CTOS and Ideological Inconsistency
The latest controversy to strike the Malaysian political scene is that of credit tip off services (CTOS for short). The CTOS firms have gotten in trouble for not updating their information correctly, and so the government has rolled out its media and legal machinery to do battle with them.
I admit, when I first heard about the controversy, I thought it was much ado over nothing. The government would just tell the CTOS firms to keep their credit records up to date, and that would be that — win-win for everyone.
Thus, I was a bit confused when one of my friends made some harsh remarks about the government's actions towards the CTOS agencies. Apparently, the government did more than just reprimand the CTOS firms. A minister went as far as to suggest that they should be shut down.
That the CTOS firms represent a valuable service to creditors is hopefully obvious. By providing information to creditors about debtors, they make the loan market more efficient — information asymmetry is a major problem in many markets.
What strikes me as odd about this debacle is how vehemently the establishment and anti-establishment mobilised their forces against and for the CTOS, respectively.
The establishment is supposedly pro-business; a more efficient credit market is obviously in the interest of businesses and banks.

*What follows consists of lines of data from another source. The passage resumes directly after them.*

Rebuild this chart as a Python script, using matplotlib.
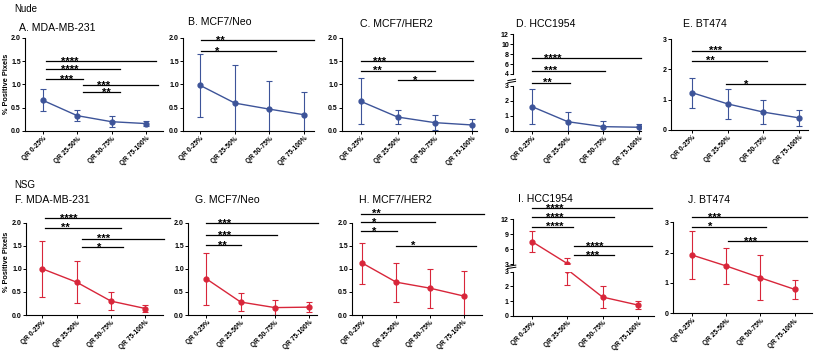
import numpy as np
import matplotlib.pyplot as plt

plt.rcParams['font.family'] = ['Liberation Sans', 'DejaVu Sans']

W, H = 821, 355

groups = ["QR 0-25%", "QR 25-50%", "QR 50-75%", "QR 75-100%"]

# panel titles
nude_titles = ["A. MDA-MB-231", "B. MCF7/Neo", "C. MCF7/HER2", "D. HCC1954", "E. BT474"]
nsg_titles = ["F. MDA-MB-231", "G. MCF7/Neo", "H. MCF7/HER2", "I. HCC1954", "J. BT474"]

# mean % positive pixels per quartile
nude_mean = [
    [0.66, 0.33, 0.20, 0.16],
    [0.98, 0.60, 0.47, 0.35],
    [0.64, 0.30, 0.18, 0.13],
    [1.62, 0.62, 0.29, 0.25],
    [1.23, 0.86, 0.59, 0.40],
]
nude_sd = [
    [0.24, 0.12, 0.12, 0.06],
    [0.67, 0.83, 0.61, 0.48],
    [0.49, 0.16, 0.16, 0.12],
    [1.17, 0.63, 0.40, 0.24],
    [0.50, 0.50, 0.40, 0.26],
]
nsg_mean = [
    [1.00, 0.71, 0.30, 0.14],
    [0.78, 0.28, 0.16, 0.17],
    [1.12, 0.71, 0.58, 0.41],
    [7.50, 3.15, 1.27, 0.73],
    [1.92, 1.56, 1.17, 0.79],
]
nsg_sd = [
    [0.60, 0.46, 0.20, 0.085],
    [0.56, 0.19, 0.17, 0.11],
    [0.44, 0.42, 0.42, 0.55],
    [2.05, 1.07, 0.73, 0.30],
    [0.80, 0.60, 0.74, 0.31],
]

# significance bars: (x start, x end, y, label x, label)
# for the broken panels (D, I) y is on the upper segment's scale
nude_sig = [
    [(0.08, 3.29, 1.50, 0.79, "****"), (0.08, 2.24, 1.33, 0.79, "****"),
     (0.08, 1.18, 1.12, 0.69, "***"), (1.16, 3.36, 0.99, 1.77, "***"),
     (1.16, 2.24, 0.83, 1.86, "**")],
    [(0.03, 3.28, 1.96, 0.59, "**"), (0.03, 2.20, 1.72, 0.48, "*")],
    [(0.0, 3.03, 1.51, 0.52, "***"), (0.0, 2.00, 1.30, 0.45, "**"),
     (1.02, 3.03, 1.10, 1.47, "*")],
    [(0.0, 3.05, 7.17, 0.59, "****"), (0.0, 2.05, 4.67, 0.53, "***"),
     (0.0, 1.06, 2.25, 0.43, "**")],
    [(0.0, 3.17, 2.62, 0.65, "***"), (0.0, 2.09, 2.29, 0.51, "**"),
     (0.96, 3.17, 1.52, 1.53, "*")],
]
nsg_sig = [
    [(0.08, 3.70, 2.10, 0.76, "****"), (0.08, 2.30, 1.89, 0.66, "**"),
     (1.16, 3.54, 1.65, 1.79, "***"), (1.16, 2.35, 1.47, 1.67, "*")],
    [(0.0, 3.26, 1.98, 0.54, "***"), (0.0, 2.05, 1.73, 0.54, "***"),
     (0.0, 1.02, 1.51, 0.46, "**")],
    [(-0.05, 3.60, 2.19, 0.41, "**"), (-0.05, 2.15, 2.01, 0.36, "*"),
     (-0.05, 1.02, 1.82, 0.36, "*"), (1.00, 3.37, 1.50, 1.51, "*")],
    [(0.0, 3.39, 14.1, 0.64, "****"), (0.0, 2.33, 12.3, 0.64, "****"),
     (0.0, 1.16, 10.5, 0.64, "****"), (1.18, 3.39, 6.6, 1.78, "****"),
     (1.18, 2.33, 4.85, 1.73, "***")],
    [(0.0, 3.36, 3.18, 0.67, "***"), (0.0, 2.17, 2.86, 0.52, "*"),
     (1.06, 3.36, 2.38, 1.70, "***")],
]

BLUE = "#3d5499"
RED = "#d8263a"

# layout in pixels: y-axis x, x-axis end, xlim
top_x = [(25, 163, (-0.52, 3.50)), (183, 314, (-0.50, 3.29)), (342, 477, (-0.50, 3.14)),
         (513, 641, (-0.54, 3.06)), (671, 808, (-0.59, 3.25))]
bot_x = [(26, 163, (-0.47, 3.51)), (188, 317, (-0.54, 3.23)), (352, 482, (-0.31, 3.54)),
         (513, 654, (-0.54, 3.46)), (673, 812, (-0.56, 3.51))]

fig = plt.figure(figsize=(W / 100, H / 100), dpi=100)


def add_ax(x0, x1, ytop, ybot):
    return fig.add_axes([x0 / W, 1 - ybot / H, (x1 - x0) / W, (ybot - ytop) / H])


def style(ax, xlim, ylim, yticks, fmt, xaxis=True):
    ax.set_xlim(xlim)
    ax.set_ylim(ylim)
    ax.patch.set_alpha(0)
    ax.spines['top'].set_visible(False)
    ax.spines['right'].set_visible(False)
    ax.spines['left'].set_linewidth(0.8)
    ax.spines['bottom'].set_linewidth(0.8)
    ax.set_yticks(yticks)
    ax.set_yticklabels([fmt.format(t) for t in yticks], fontsize=5, fontweight='bold')
    ax.tick_params(axis='both', length=2, width=0.7, pad=1)
    ax.set_xticks(range(4))
    if xaxis:
        ax.set_xticklabels(groups, rotation=45, ha='right', rotation_mode='anchor',
                           fontsize=4.8, fontweight='bold')
    else:
        ax.spines['bottom'].set_visible(False)
        ax.tick_params(axis='x', length=0, labelbottom=False)


def draw_series(ax, mean, sd, color):
    ax.errorbar(range(4), mean, yerr=sd, color=color, marker='o', ms=3.5, lw=1,
                capsize=2, elinewidth=0.8, capthick=0.8)


def draw_sig(ax, bars):
    for x0, x1, y, lx, lab in bars:
        ax.plot([x0, x1], [y, y], color='black', lw=0.9, clip_on=False)
        ax.annotate(lab, (lx, y), xytext=(0, -2.6), textcoords='offset points',
                    ha='center', va='baseline', fontsize=8, fontweight='bold',
                    annotation_clip=False)


def break_mark(ax):
    for dy in (0.6, 1.0):
        ax.plot([-0.04, 0.02], [1 + dy * 0.12, 1 + dy * 0.12 + 0.03], color='black',
                lw=0.7, transform=ax.transAxes, clip_on=False)


def row(xs, means, sds, sigs, titles, color, normal_y, broken_y, single3_y, title_y):
    for i in range(5):
        x0, x1, xlim = xs[i]
        if i == 3:
            (ut, ub), (lt, lb), uylim, uticks = broken_y
            up = add_ax(x0, x1, ut, ub)
            lo = add_ax(x0, x1, lt, lb)
            style(up, xlim, uylim, uticks, "{:g}", xaxis=False)
            style(lo, xlim, (0, 3), [0, 1, 2, 3], "{:g}")
            draw_series(up, means[i], sds[i], color)
            draw_series(lo, means[i], sds[i], color)
            draw_sig(up, sigs[i])
            break_mark(lo)
        elif i == 4:
            ax = add_ax(x0, x1, *single3_y)
            style(ax, xlim, (0, 3), [0, 1, 2, 3], "{:g}")
            draw_series(ax, means[i], sds[i], color)
            draw_sig(ax, sigs[i])
        else:
            ax = add_ax(x0, x1, *normal_y)
            style(ax, xlim, (0, 2), [0, 0.5, 1.0, 1.5, 2.0], "{:.1f}")
            draw_series(ax, means[i], sds[i], color)
            draw_sig(ax, sigs[i])
        fig.text(title_y[i][0] / W, 1 - title_y[i][1] / H, titles[i], fontsize=7.6,
                 va='baseline', ha='left')


row(top_x, nude_mean, nude_sd, nude_sig, nude_titles, BLUE,
    (38, 131), ((34.3, 74), (86, 131), (4, 12), [4, 6, 8, 10, 12]), (39, 130),
    [(19, 30.7), (188, 25), (360, 26.7), (516, 26.7), (683, 27.3)])
row(bot_x, nsg_mean, nsg_sd, nsg_sig, nsg_titles, RED,
    (222.5, 315), ((219, 264.3), (271.7, 315.7), (3, 12), [3, 6, 9, 12]), (222.3, 313.3),
    [(15, 203.3), (195, 202.7), (359, 203.3), (518, 201.7), (688, 203.3)])

fig.text(14 / W, 1 - 12.3 / H, "Nude", fontsize=7, va='baseline')
fig.text(14 / W, 1 - 188.3 / H, "NSG", fontsize=7, va='baseline')
fig.text(6.7 / W, 1 - 84 / H, "% Positive Pixels", fontsize=5.3, fontweight='bold',
         rotation=90, ha='center', va='center')
fig.text(6.7 / W, 1 - 262 / H, "% Positive Pixels", fontsize=5.3, fontweight='bold',
         rotation=90, ha='center', va='center')

fig.savefig("out.png", dpi=100)
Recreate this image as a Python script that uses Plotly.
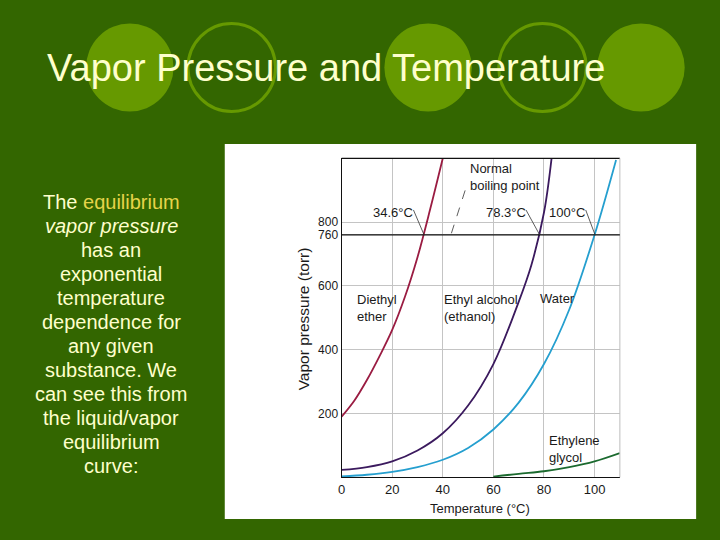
import plotly.graph_objects as go

# ---------------- data ----------------
ether_t = [0, 5, 10, 15, 20, 25, 30, 35, 40]
ether_p = [190, 240, 305, 380, 462, 565, 690, 840, 1000]

ethanol_t = [0, 10, 20, 30, 40, 50, 60, 70, 75, 80, 83]
ethanol_p = [23, 32, 50, 84, 138, 225, 355, 550, 665, 830, 1000]

water_t = [0, 10, 20, 30, 40, 50, 60, 70, 80, 90, 100, 108.5]
water_p = [3, 8, 17, 32, 55, 92, 150, 234, 355, 526, 760, 995]

glycol_t = [60, 70, 80, 90, 100, 110]
glycol_p = [2, 11, 19, 32, 50, 76]

x_ticks = [0, 20, 40, 60, 80, 100]
y_ticks = [200, 400, 600, 760, 800]
boiling_pressure = 760
boiling_labels = ["34.6°C", "78.3°C", "100°C"]
boiling_cross_t = [32.6, 78.3, 100.2]

body_lines = ["The <span style='color:#e6d44a'>equilibrium</span>", "<i>vapor pressure</i>",
              "has an", "exponential", "temperature", "dependence for", "any given",
              "substance. We", "can see this from", "the liquid/vapor", "equilibrium", "curve:"]

# ---------------- helpers ----------------
W, H = 720, 540
def fx(px):
    return px / W
def fy(py):
    return 1 - py / H

BG = "#336600"
CIRCLE = "#669900"
TXT = "#FFFFCC"
FONT = "Liberation Sans, Arial, sans-serif"

fig = go.Figure()

series = [
    (ether_t, ether_p, "#9a1c42", "Diethyl ether"),
    (ethanol_t, ethanol_p, "#3b1a5e", "Ethyl alcohol"),
    (water_t, water_p, "#259fcf", "Water"),
    (glycol_t, glycol_p, "#1b6a2f", "Ethylene glycol"),
]
for t, p, c, n in series:
    fig.add_trace(go.Scatter(x=t, y=p, mode="lines", name=n,
                             line=dict(color=c, width=1.8, shape="spline", smoothing=1.0),
                             showlegend=False, hoverinfo="skip"))

shapes = []
shapes.append(dict(type="rect", xref="paper", yref="paper", x0=fx(222), x1=fx(696),
                   y0=fy(519), y1=fy(144), fillcolor="white", line=dict(width=0), layer="below"))
for cx, filled in [(126.5, True), (229, False), (426.5, True), (541.5, False), (640.5, True)]:
    r = 44
    shapes.append(dict(type="circle", xref="paper", yref="paper",
                       x0=fx(cx - r), x1=fx(cx + r), y0=fy(67.5 + r), y1=fy(67.5 - r),
                       fillcolor=CIRCLE if filled else "rgba(0,0,0,0)",
                       line=dict(color=CIRCLE, width=0 if filled else 3), layer="below"))
shapes.append(dict(type="line", xref="x domain", yref="y domain", x0=0, x1=1, y0=1, y1=1,
                   line=dict(color="#111111", width=1.2)))
shapes.append(dict(type="line", xref="x domain", yref="y domain", x0=1, x1=1, y0=0, y1=1,
                   line=dict(color="#bdbdbd", width=1)))
shapes.append(dict(type="line", xref="x domain", yref="y", x0=0, x1=1,
                   y0=boiling_pressure, y1=boiling_pressure, line=dict(color="#111111", width=1.3)))
leader_starts = [(28.4, 838), (72.9, 838), (96.5, 838)]
for (sx, sy), ct in zip(leader_starts, boiling_cross_t):
    shapes.append(dict(type="line", xref="x", yref="y", x0=sx, y0=sy, x1=ct, y1=boiling_pressure,
                       line=dict(color="#333333", width=0.8)))
shapes.append(dict(type="line", xref="x", yref="y", x0=43.4, y0=765, x1=49.3, y1=911,
                   line=dict(color="#333333", width=0.8, dash="dash")))

ann = []
ann.append(dict(text="Vapor Pressure and Temperature", xref="paper", yref="paper",
                x=fx(41), y=fy(68), xanchor="left", yanchor="middle", showarrow=False,
                font=dict(family=FONT, size=38, color=TXT)))
for i, line in enumerate(body_lines):
    ann.append(dict(text=line, xref="paper", yref="paper", x=fx(108), y=fy(202 + 24 * i),
                    xanchor="center", yanchor="middle", align="center", showarrow=False,
                    font=dict(family=FONT, size=20, color=TXT)))

lab_font = dict(family=FONT, size=13, color="#1a1a1a")
for txt, lx in zip(boiling_labels, [20.2, 64.9, 89.0]):
    ann.append(dict(text=txt, x=lx, y=829, xref="x", yref="y", showarrow=False,
                    xanchor="center", yanchor="middle", font=lab_font))
for txt, lx, ly in [("Normal<br>boiling point", 50.0, 940),
                    ("Diethyl<br>ether", 5.3, 531),
                    ("Ethyl alcohol<br>(ethanol)", 39.8, 531),
                    ("Water", 77.5, 562),
                    ("Ethylene<br>glycol", 81.2, 89)]:
    ann.append(dict(text=txt, x=lx, y=ly, xref="x", yref="y", showarrow=False,
                    xanchor="left", yanchor="middle", align="left", font=lab_font))
ann.append(dict(text="Vapor pressure (torr)", xref="paper", yref="paper", x=fx(301), y=fy(319),
                textangle=-90, showarrow=False, xanchor="center", yanchor="middle",
                font=dict(family=FONT, size=15.5, color="#1a1a1a")))
ann.append(dict(text="Temperature (°C)", xref="paper", yref="paper", x=fx(479), y=fy(509),
                showarrow=False, xanchor="center", yanchor="middle", font=lab_font))

fig.update_layout(
    width=W, height=H, margin=dict(l=0, r=0, t=0, b=0),
    paper_bgcolor=BG, plot_bgcolor="white",
    shapes=shapes, annotations=ann,
    xaxis=dict(domain=[fx(339.5), fx(619.3)], range=[0, 110], tickvals=x_ticks,
               showgrid=True, gridcolor="#c4c4c4", gridwidth=1, zeroline=False,
               showline=True, linecolor="#111111", linewidth=1.2, ticks="",
               tickfont=dict(family=FONT, size=13, color="#1a1a1a")),
    yaxis=dict(domain=[fy(477.3), fy(158.3)], range=[0, 1000], tickvals=y_ticks,
               showgrid=True, gridcolor="#c4c4c4", gridwidth=1, zeroline=False,
               showline=True, linecolor="#111111", linewidth=1.2, ticks="",
               tickfont=dict(family=FONT, size=12, color="#1a1a1a")),
)

fig.write_html("out.html", config={"displayModeBar": False},
               post_script="document.body.style.margin='0';document.body.style.overflow='hidden';"
                           "document.documentElement.style.overflow='hidden';")
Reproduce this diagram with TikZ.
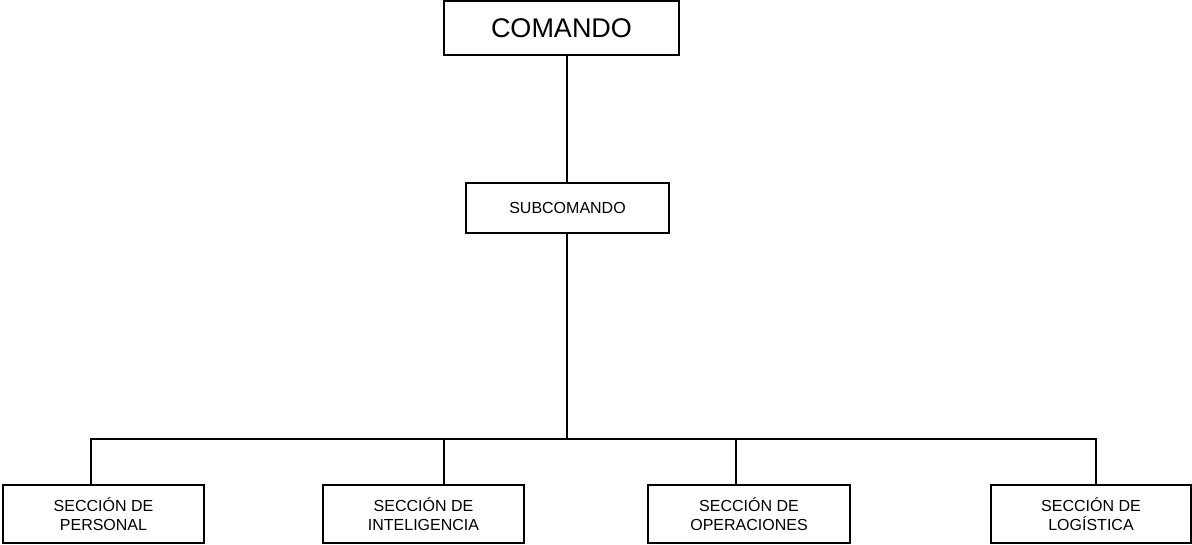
\documentclass[tikz,border=0pt]{standalone}
\usepackage{fontspec}
\setmainfont{Liberation Sans}
\usetikzlibrary{positioning}

\tikzset{
    unit/.style={draw, line width=1.5pt, inner sep=0pt, align=center},
    small/.style={font=\fontsize{16}{18.4}\selectfont},
}

\begin{document}
\begin{tikzpicture}[x=1pt, y=-1pt, line width=1.5pt]

        \useasboundingbox (0, 0) rectangle (1192, 545);

        \node[unit, minimum width=235pt, minimum height=54pt, font=\fontsize{27}{30}\selectfont] (cmd) at (561.5, 28){COMANDO};
        \node[unit, small, minimum width=203pt, minimum height=50pt] (sub) at (567.5, 208){SUBCOMANDO};

        \node[unit, small, minimum width=201pt, minimum height=58pt] (sp) at (103.5, 514){SECCIÓN DE\\PERSONAL};
        \node[unit, small, minimum width=201pt, minimum height=58pt] (si) at (423.5, 514){SECCIÓN DE\\INTELIGENCIA};
        \node[unit, small, minimum width=202pt, minimum height=58pt] (so) at (749, 514){SECCIÓN DE\\OPERACIONES};
        \node[unit, small, minimum width=200pt, minimum height=58pt] (sl) at (1091, 514){SECCIÓN DE\\LOGÍSTICA};

        % bar
        \coordinate (bus) at (567, 439);
        \coordinate (dp) at (91, 439);
        \coordinate (di) at (444, 439);
        \coordinate (do) at (736, 439);
        \coordinate (dl) at (1096, 439);

        \draw (sub.north -| bus) -- (cmd.south -| bus);
        \draw (sub.south -| bus) -- (bus);
        \draw (dp |- sp.north) -- (dp) -- (dl) -- (dl |- sl.north);

        \draw (di) -- (di |- si.north);
        \draw (do) -- (do |- so.north);

\end{tikzpicture}
\end{document}
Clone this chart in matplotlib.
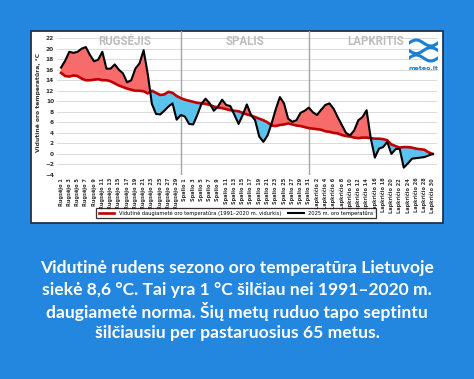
import numpy as np
import matplotlib
matplotlib.use("Agg")
import matplotlib.pyplot as plt
from matplotlib.patches import Rectangle

# Dienos nuo rugsėjo 1 iki lapkričio 30
sep_days = list(range(1, 31))
oct_days = list(range(1, 32))
nov_days = list(range(1, 31))
day_labels = ([f"Rugsėjo {d}" for d in sep_days] + [f"Spalio {d}" for d in oct_days]
              + [f"Lapkričio {d}" for d in nov_days])

# Vidutinė daugiametė oro temperatūra (1991-2020 m. vidurkis)
normal = [15.4, 14.8, 14.7, 14.9, 14.8, 14.3, 14.0, 14.0, 14.1, 14.2,
          14.0, 14.0, 13.8, 13.4, 13.0, 12.7, 12.4, 12.2, 12.0, 12.0,
          11.9, 11.5, 12.0, 11.6, 11.2, 11.3, 11.8, 11.6, 11.0, 10.6,
          10.3, 10.1, 9.9, 9.7, 9.6, 9.5, 9.3, 9.0, 8.8, 8.7,
          8.5, 8.3, 8.2, 8.1, 7.8, 7.5, 7.3, 7.0, 6.7, 6.4,
          6.0, 5.4, 5.3, 5.5, 5.6, 5.8, 5.6, 5.4, 5.3, 5.1,
          4.9, 4.8, 4.7, 4.6, 4.3, 4.2, 4.0, 3.9, 3.6, 3.4,
          3.3, 3.1, 3.0, 3.1, 3.1, 3.0, 2.9, 2.9, 2.8, 2.6,
          1.8, 1.5, 1.2, 1.3, 1.3, 1.2, 1.0, 0.9, 0.8, 0.3, 0.0]

# 2025 m. oro temperatūra
t2025 = [16.4, 17.7, 19.4, 19.2, 19.4, 20.0, 20.3, 18.8, 17.6, 17.9,
         19.4, 16.2, 16.2, 17.0, 16.0, 15.3, 13.6, 14.0, 16.2, 17.2,
         19.7, 15.2, 9.5, 7.6, 7.5, 8.2, 9.0, 9.6, 6.5, 7.4,
         7.1, 5.7, 5.6, 7.4, 9.5, 10.5, 9.6, 8.2, 9.0, 10.3,
         9.3, 9.1, 7.4, 5.7, 7.4, 9.4, 7.4, 6.4, 3.3, 2.3,
         3.5, 5.8, 8.5, 10.8, 9.6, 6.7, 6.1, 6.4, 7.8, 8.2,
         8.8, 7.9, 7.4, 8.4, 9.3, 9.6, 8.6, 7.0, 5.5, 4.0,
         3.5, 4.5, 6.4, 7.0, 8.3, 3.0, -0.7, 1.0, 1.3, 2.3,
         0.0, 0.9, 1.0, -2.6, -1.8, -0.9, -0.8, -0.7, -0.6, -0.3, 0.0]

months = ["RUGSĖJIS", "SPALIS", "LAPKRITIS"]
month_pos = [15.5, 44.5, 76.3]

text_lines = [
    "Vidutinė rudens sezono oro temperatūra Lietuvoje",
    "siekė 8,6 °C. Tai yra 1 °C šilčiau nei 1991–2020 m.",
    "daugiametė norma. Šių metų ruduo tapo septintu",
    "šilčiausiu per pastaruosius 65 metus.",
]

bg = "#2387e0"
fig = plt.figure(figsize=(4.74, 3.79), dpi=100, facecolor=bg)

# baltas fonas su tamsiu rėmeliu
fig.patches.append(Rectangle((31 / 474, 1 - 223 / 379), 412 / 474, 192 / 379,
                             transform=fig.transFigure, facecolor="white",
                             edgecolor="#1b3452", linewidth=1.3, zorder=-5))

ax = fig.add_axes([56.9 / 474, 1 - 175 / 379, 379.9 / 474, 144 / 379])
ax.set_facecolor("none")
x = np.arange(len(normal))
n = np.array(normal)
t = np.array(t2025)

ax.fill_between(x, n, t, where=t >= n, interpolate=True, color="#f86b6b", lw=0, zorder=2)
ax.fill_between(x, n, t, where=t < n, interpolate=True, color="#5cc3ee", lw=0, zorder=2)
ax.plot(x, n, color="#c00000", lw=1.9, zorder=3,
        label="Vidutinė daugiametė oro temperatūra (1991–2020 m. vidurkis)")
ax.plot(x, t, color="black", lw=1.5, zorder=4, label="2025 m. oro temperatūra")

for v in [29, 60]:
    ax.axvline(v, color="#a6a6a6", lw=1.0, zorder=1)

for m, p in zip(months, month_pos):
    ax.text(p, 21.4, m, ha="center", va="center", color="#bdbdbd",
            fontsize=8.3, fontweight="bold", family="Roboto")

ax.set_xlim(-1, len(normal))
ax.set_ylim(-4, 23.35)
ax.set_yticks(range(-4, 23, 2))
ax.yaxis.grid(True, color="#dadada", lw=0.7, zorder=0)
ax.set_axisbelow(True)
ax.set_xticks(x[::2])
ax.set_xticklabels(day_labels[::2], rotation=90, fontsize=3.6, fontweight="bold")
ax.tick_params(axis="both", length=0, pad=2, labelcolor="#333333")
ax.tick_params(axis="y", labelsize=4.2)
for lab in ax.get_yticklabels():
    lab.set_fontweight("bold")
for s in ax.spines.values():
    s.set_visible(False)
ax.set_ylabel("Vidutinė oro temperatūra, °C", fontsize=4.3, fontweight="bold",
              color="#333333", labelpad=3)

leg = fig.legend(loc="center", bbox_to_anchor=(236 / 474, 1 - 213 / 379), ncol=2,
                 fontsize=3.7, frameon=True, fancybox=False, handlelength=3,
                 columnspacing=1.5, borderpad=0.5)
leg.get_frame().set_edgecolor("black")
leg.get_frame().set_linewidth(0.9)

# meteo.lt logotipas
lx = fig.add_axes([409 / 474, 1 - 63 / 379, 29 / 474, 25 / 379])
lx.set_axis_off()
u = np.linspace(0, 1, 50)
lx.plot(u, 0.8 + 0.12 * np.sin(u * 2 * np.pi), color="#1a7fd6", lw=2.2)
lx.plot(u, 0.5 - 0.12 * np.sin(u * 2 * np.pi), color="#1a7fd6", lw=2.2)
lx.plot(u, 0.2 + 0.12 * np.sin(u * 2 * np.pi), color="#1a7fd6", lw=2.2)
lx.set_xlim(0, 1)
lx.set_ylim(0, 1)
fig.text(423.5 / 474, 1 - 68 / 379, "meteo.lt", ha="center", va="center",
         color="#1a7fd6", fontsize=4.5, fontweight="bold")

for i, line in enumerate(text_lines):
    fig.text(0.5, 1 - (268 + i * 21.7) / 379, line, ha="center", va="center",
             color="white", fontsize=12.6, fontweight="bold", family="Lato")

fig.savefig("out.png", dpi=100, facecolor=bg)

Why would the establishment want to shut the CTOS down?
Meanwhile, the anti-establishment likes to paint itself as being on the side of the "little guy", the consumer. To them, the CTOS should be something abhorrent, since any mistakes the CTOS makes directly affect the guy looking for a loan. (Of course, these kind of people conveniently ignore the fact that reducing the information available to banks would indirectly harm many more people.) Yet, the anti-establishment has come out strongly on the side of the CTOS.
I speak of a general, broad anti-establishment because the opposition politicians have been quite silent about the issue (except for Lim Kit Siang, who spoke out in Parliament for regulating but not abolishing the CTOS industry — something that has not been highlighted by the anti-establishment sources, including Lim's own blog). The anti-establishment blogs, however, have been quite vocal in their support of the CTOS.
Am I happy that the anti-establishment, which is normally too stupid to recognise the value of the free market, has for once sided with economical ideas? Of course.
But what leaves me uneasy is how nakedly this controversy exposes the hypocrisy of the establishment and anti-establishment. The establishment's ostensible commitment to business and the economy has taken a serious blow, but the anti-establishment has painted itself into the corner of being the anti-government once again. Would they be so pro-CTOS if the government had instead supported the CTOS when news of the CTOS agencies' failures broke out?